As the U.S. border crisis escalates, the call for the protection of immigrants facing deportation has never been so resonant. Of the many challenges surrounding this issue is the fact that undocumented immigrants in the U.S. do not have a right to an attorney if they cannot afford one. But perhaps New Jersey will take the lead in providing necessary support.
The New Jersey Policy Perspective, a liberal think tank based in Trenton, has released a report analyzing the benefits of universal representation on immigrant families. The report might have considerable sway over the state legislature, which is currently weighing in on Governor Phil Murphy’s proposal to spend $2.1 million in state funds on undocumented immigrants.
According to the report, immigration arrests in New Jersey have increased by 42 percent under the Trump administration, far surpassing the national average. About 67 percent of people in the state facing immigration detention do not have access to legal counsel and endure their cases without a lawyer by their side.
The New Jersey Policy Perspective suggests a representation program that is publicly-funded to provide free, court-appointed counsel to detained, low-income immigrants in New Jersey.
“It is contrary to our system of law and notions of justice and due process that detained immigrants, often with long-standing ties to this country, should face deportation proceedings without a lawyer, solely because they are indigent,” said Lori A. Nessel, professor of law and director of the Seton Hall Law School Center for Social Justice, in a statement.
The findings show that individuals detained for civil immigration violations who have legal representation are three times as likely to prevail in their cases and are also twice as likely to be released prior to the end of their removal proceedings.
The report also reveals how the lack of access to legal representation places a burden on the state budget.
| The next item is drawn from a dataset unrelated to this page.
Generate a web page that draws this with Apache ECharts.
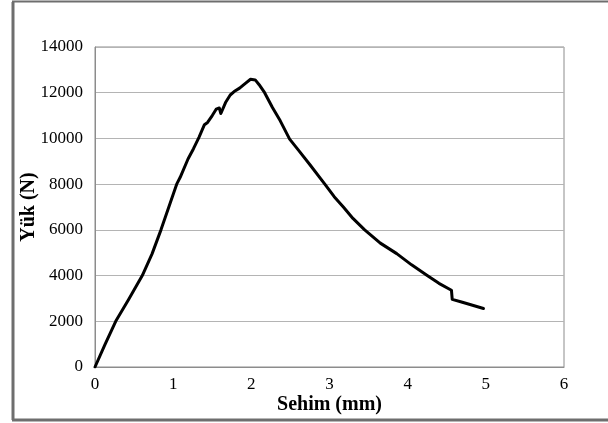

New Jersey employers pay $5.9 million in turnover-related costs annually as they are forced to replace detained or deported employees. The state economy would lose $18 million in wages and $1.6 million in total tax revenue annually from detained immigrants.
In a provided statement, Erika Nava, a policy analyst at New Jersey Policy Perspective, explained: “Creating a universal representation program that expands access to counsel for detained immigrants will not only bolster New Jersey’s immigrant families, but the broader state economy.”
Annually, detentions and deportation cost New Jersey approximately $732,000 in child health insurance and $203,000 in foster care costs for children of detained or deported parents. And this total annual cost of nearly $1 million does not include the long-term costs associated with child trauma, development or health conditions that result from the deportation of parents.
New Jersey contains the third highest share (22 percent) of immigrants in the U.S. If this pro-family, pro-economic policy becomes a reality, New Jersey would be joining New York and six cities across the country in providing universal legal representation and would perhaps be sending a message to the rest of the nation.